**Written task:**
Pictures within the data are to be left out; everything else must be reproduced exactly.

**Supplied information:**

+ + + +

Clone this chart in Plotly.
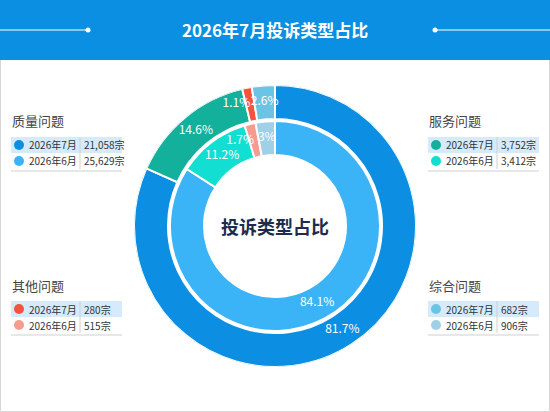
import plotly.graph_objects as go

W, H = 550, 412

# ---- data ----
categories = ["质量问题", "服务问题", "其他问题", "综合问题"]
months = ["2026年7月", "2026年6月"]
jul_values = [21058, 3752, 280, 682]
jun_values = [25629, 3412, 515, 906]
jul_colors = ["#0c8fe2", "#13b19b", "#f4533d", "#6cc4e4"]
jun_colors = ["#3bb3f7", "#12dfd1", "#f59c8e", "#a0d0e8"]
label_anchor = ["middle center", "middle center", "middle left", "middle center"]

title_text = "2026年7月投诉类型占比"
center_text = "投诉类型占比"
FONT = "Noto Sans CJK SC, Microsoft YaHei, sans-serif"

CX, CY, R = 275, 226, 141          # ring centre / outer radius (px)
rings = [  # (values, colours, inner radius, outer radius)
    (jul_values, jul_colors, 107, 141),
    (jun_values, jun_colors, 71, 105),
]


def px(x):
    return x / W


def py(y):
    return 1 - y / H


def pct_text(vals):
    t = sum(vals)
    return [f"{round(v / t * 100, 1):g}%" for v in vals]


def slice_angles(vals):
    t = sum(vals)
    mids, spans, cum = [], [], 0
    for v in vals:
        spans.append(v / t * 360)
        mids.append((cum + v / 2) / t * 360)
        cum += v
    return mids, spans


fig = go.Figure()

for k, (vals, cols, r_in, r_out) in enumerate(rings):
    mids, spans = slice_angles(vals)
    fig.add_trace(go.Barpolar(
        theta=mids, width=spans, r=[r_out - r_in] * len(vals), base=r_in,
        marker=dict(color=cols, line=dict(color="white", width=2)),
        customdata=vals, text=categories, name=months[k],
        hovertemplate="%{text}: %{customdata}<extra>" + months[k] + "</extra>",
        showlegend=False,
    ))
for k, (vals, cols, r_in, r_out) in enumerate(rings):
    mids, spans = slice_angles(vals)
    fig.add_trace(go.Scatterpolar(
        theta=mids, r=[(r_in + r_out) / 2] * len(vals), mode="text",
        text=pct_text(vals), textposition=label_anchor,
        textfont=dict(color="white", size=12, family=FONT),
        hoverinfo="skip", showlegend=False,
    ))

shapes = []
annotations = []

# panel border
shapes.append(dict(type="rect", xref="paper", yref="paper", layer="below",
                   x0=px(0.5), x1=px(549.5), y0=py(411.5), y1=py(58),
                   line=dict(color="#d6d6d6", width=1), fillcolor="white"))
# header band
shapes.append(dict(type="rect", xref="paper", yref="paper", layer="below",
                   x0=0, x1=1, y0=py(60), y1=1, line=dict(width=0), fillcolor="#0b8fe2"))
# header decorative lines + dots
shapes.append(dict(type="line", xref="paper", yref="paper", x0=0, x1=px(88), y0=py(30), y1=py(30),
                   line=dict(color="white", width=1.2)))
shapes.append(dict(type="line", xref="paper", yref="paper", x0=px(435), x1=1, y0=py(30), y1=py(30),
                   line=dict(color="white", width=1.2)))
for cx in (88, 435):
    shapes.append(dict(type="circle", xref="paper", yref="paper",
                       x0=px(cx - 2.5), x1=px(cx + 2.5), y0=py(30 + 2.5), y1=py(30 - 2.5),
                       fillcolor="white", line=dict(width=0)))

annotations.append(dict(text=f"<b>{title_text}</b>", x=0.5, y=py(30), xref="paper", yref="paper",
                        showarrow=False, font=dict(size=17, color="white", family=FONT),
                        xanchor="center", yanchor="middle"))
annotations.append(dict(text=f"<b>{center_text}</b>", x=px(CX), y=py(CY), xref="paper", yref="paper",
                        showarrow=False, font=dict(size=18, color="#1d2c4c", family=FONT),
                        xanchor="center", yanchor="middle"))

# legend tables
blocks = [(11, 121), (428, 121), (11, 285), (428, 285)]
for i, (x0, ty) in enumerate(blocks):
    annotations.append(dict(text=categories[i], x=px(x0 - 1), y=py(ty), xref="paper", yref="paper",
                            showarrow=False, font=dict(size=13, color="#444444", family=FONT),
                            xanchor="left", yanchor="middle"))
    r0 = ty + 16
    shapes.append(dict(type="rect", xref="paper", yref="paper", layer="below",
                       x0=px(x0), x1=px(x0 + 111), y0=py(r0 + 16), y1=py(r0),
                       fillcolor="#d5ebfb", line=dict(width=0)))
    shapes.append(dict(type="line", xref="paper", yref="paper", x0=px(x0 + 69), x1=px(x0 + 69),
                       y0=py(r0 + 32), y1=py(r0), line=dict(color="#cfcfcf", width=1)))
    shapes.append(dict(type="line", xref="paper", yref="paper", x0=px(x0), x1=px(x0 + 111),
                       y0=py(r0 + 34), y1=py(r0 + 34), line=dict(color="#cfcfcf", width=1)))
    rows = [(months[0], jul_values[i], jul_colors[i]), (months[1], jun_values[i], jun_colors[i])]
    for j, (m, v, c) in enumerate(rows):
        cy = r0 + 8 + 16 * j
        shapes.append(dict(type="circle", xref="paper", yref="paper",
                           x0=px(x0 + 3), x1=px(x0 + 13), y0=py(cy + 5), y1=py(cy - 5),
                           fillcolor=c, line=dict(width=0)))
        annotations.append(dict(text=m, x=px(x0 + 16), y=py(cy), xref="paper", yref="paper",
                                showarrow=False, font=dict(size=10, color="#333333", family=FONT),
                                xanchor="left", yanchor="middle"))
        annotations.append(dict(text=f"{v:,}宗", x=px(x0 + 71), y=py(cy), xref="paper", yref="paper",
                                showarrow=False, font=dict(size=10, color="#333333", family=FONT),
                                xanchor="left", yanchor="middle"))

fig.update_layout(
    width=W, height=H, margin=dict(l=0, r=0, t=0, b=0),
    paper_bgcolor="white", plot_bgcolor="white",
    shapes=shapes, annotations=annotations,
    font=dict(family=FONT),
    polar=dict(
        domain=dict(x=[px(CX - R), px(CX + R)], y=[py(CY + R), py(CY - R)]),
        bgcolor="rgba(0,0,0,0)",
        radialaxis=dict(range=[0, R], visible=False),
        angularaxis=dict(rotation=90, direction="clockwise", visible=False),
        bargap=0,
    ),
)

fig.write_html("out.html", config={"displayModeBar": False},
               post_script="document.body.style.margin='0';document.body.style.overflow='hidden';")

+ + + +

**Output below:**
Clone this chart in Plotly.
import plotly.graph_objects as go

W, H = 550, 412

# ---- data ----
categories = ["质量问题", "服务问题", "其他问题", "综合问题"]
months = ["2026年7月", "2026年6月"]
jul_values = [21058, 3752, 280, 682]
jun_values = [25629, 3412, 515, 906]
jul_colors = ["#0c8fe2", "#13b19b", "#f4533d", "#6cc4e4"]
jun_colors = ["#3bb3f7", "#12dfd1", "#f59c8e", "#a0d0e8"]
label_anchor = ["middle center", "middle center", "middle left", "middle center"]

title_text = "2026年7月投诉类型占比"
center_text = "投诉类型占比"
FONT = "Noto Sans CJK SC, Microsoft YaHei, sans-serif"

CX, CY, R = 275, 226, 141          # ring centre / outer radius (px)
rings = [  # (values, colours, inner radius, outer radius)
    (jul_values, jul_colors, 107, 141),
    (jun_values, jun_colors, 71, 105),
]


def px(x):
    return x / W


def py(y):
    return 1 - y / H


def pct_text(vals):
    t = sum(vals)
    return [f"{round(v / t * 100, 1):g}%" for v in vals]


def slice_angles(vals):
    t = sum(vals)
    mids, spans, cum = [], [], 0
    for v in vals:
        spans.append(v / t * 360)
        mids.append((cum + v / 2) / t * 360)
        cum += v
    return mids, spans


fig = go.Figure()

for k, (vals, cols, r_in, r_out) in enumerate(rings):
    mids, spans = slice_angles(vals)
    fig.add_trace(go.Barpolar(
        theta=mids, width=spans, r=[r_out - r_in] * len(vals), base=r_in,
        marker=dict(color=cols, line=dict(color="white", width=2)),
        customdata=vals, text=categories, name=months[k],
        hovertemplate="%{text}: %{customdata}<extra>" + months[k] + "</extra>",
        showlegend=False,
    ))
for k, (vals, cols, r_in, r_out) in enumerate(rings):
    mids, spans = slice_angles(vals)
    fig.add_trace(go.Scatterpolar(
        theta=mids, r=[(r_in + r_out) / 2] * len(vals), mode="text",
        text=pct_text(vals), textposition=label_anchor,
        textfont=dict(color="white", size=12, family=FONT),
        hoverinfo="skip", showlegend=False,
    ))

shapes = []
annotations = []

# panel border
shapes.append(dict(type="rect", xref="paper", yref="paper", layer="below",
                   x0=px(0.5), x1=px(549.5), y0=py(411.5), y1=py(58),
                   line=dict(color="#d6d6d6", width=1), fillcolor="white"))
# header band
shapes.append(dict(type="rect", xref="paper", yref="paper", layer="below",
                   x0=0, x1=1, y0=py(60), y1=1, line=dict(width=0), fillcolor="#0b8fe2"))
# header decorative lines + dots
shapes.append(dict(type="line", xref="paper", yref="paper", x0=0, x1=px(88), y0=py(30), y1=py(30),
                   line=dict(color="white", width=1.2)))
shapes.append(dict(type="line", xref="paper", yref="paper", x0=px(435), x1=1, y0=py(30), y1=py(30),
                   line=dict(color="white", width=1.2)))
for cx in (88, 435):
    shapes.append(dict(type="circle", xref="paper", yref="paper",
                       x0=px(cx - 2.5), x1=px(cx + 2.5), y0=py(30 + 2.5), y1=py(30 - 2.5),
                       fillcolor="white", line=dict(width=0)))

annotations.append(dict(text=f"<b>{title_text}</b>", x=0.5, y=py(30), xref="paper", yref="paper",
                        showarrow=False, font=dict(size=17, color="white", family=FONT),
                        xanchor="center", yanchor="middle"))
annotations.append(dict(text=f"<b>{center_text}</b>", x=px(CX), y=py(CY), xref="paper", yref="paper",
                        showarrow=False, font=dict(size=18, color="#1d2c4c", family=FONT),
                        xanchor="center", yanchor="middle"))

# legend tables
blocks = [(11, 121), (428, 121), (11, 285), (428, 285)]
for i, (x0, ty) in enumerate(blocks):
    annotations.append(dict(text=categories[i], x=px(x0 - 1), y=py(ty), xref="paper", yref="paper",
                            showarrow=False, font=dict(size=13, color="#444444", family=FONT),
                            xanchor="left", yanchor="middle"))
    r0 = ty + 16
    shapes.append(dict(type="rect", xref="paper", yref="paper", layer="below",
                       x0=px(x0), x1=px(x0 + 111), y0=py(r0 + 16), y1=py(r0),
                       fillcolor="#d5ebfb", line=dict(width=0)))
    shapes.append(dict(type="line", xref="paper", yref="paper", x0=px(x0 + 69), x1=px(x0 + 69),
                       y0=py(r0 + 32), y1=py(r0), line=dict(color="#cfcfcf", width=1)))
    shapes.append(dict(type="line", xref="paper", yref="paper", x0=px(x0), x1=px(x0 + 111),
                       y0=py(r0 + 34), y1=py(r0 + 34), line=dict(color="#cfcfcf", width=1)))
    rows = [(months[0], jul_values[i], jul_colors[i]), (months[1], jun_values[i], jun_colors[i])]
    for j, (m, v, c) in enumerate(rows):
        cy = r0 + 8 + 16 * j
        shapes.append(dict(type="circle", xref="paper", yref="paper",
                           x0=px(x0 + 3), x1=px(x0 + 13), y0=py(cy + 5), y1=py(cy - 5),
                           fillcolor=c, line=dict(width=0)))
        annotations.append(dict(text=m, x=px(x0 + 16), y=py(cy), xref="paper", yref="paper",
                                showarrow=False, font=dict(size=10, color="#333333", family=FONT),
                                xanchor="left", yanchor="middle"))
        annotations.append(dict(text=f"{v:,}宗", x=px(x0 + 71), y=py(cy), xref="paper", yref="paper",
                                showarrow=False, font=dict(size=10, color="#333333", family=FONT),
                                xanchor="left", yanchor="middle"))

fig.update_layout(
    width=W, height=H, margin=dict(l=0, r=0, t=0, b=0),
    paper_bgcolor="white", plot_bgcolor="white",
    shapes=shapes, annotations=annotations,
    font=dict(family=FONT),
    polar=dict(
        domain=dict(x=[px(CX - R), px(CX + R)], y=[py(CY + R), py(CY - R)]),
        bgcolor="rgba(0,0,0,0)",
        radialaxis=dict(range=[0, R], visible=False),
        angularaxis=dict(rotation=90, direction="clockwise", visible=False),
        bargap=0,
    ),
)

fig.write_html("out.html", config={"displayModeBar": False},
               post_script="document.body.style.margin='0';document.body.style.overflow='hidden';")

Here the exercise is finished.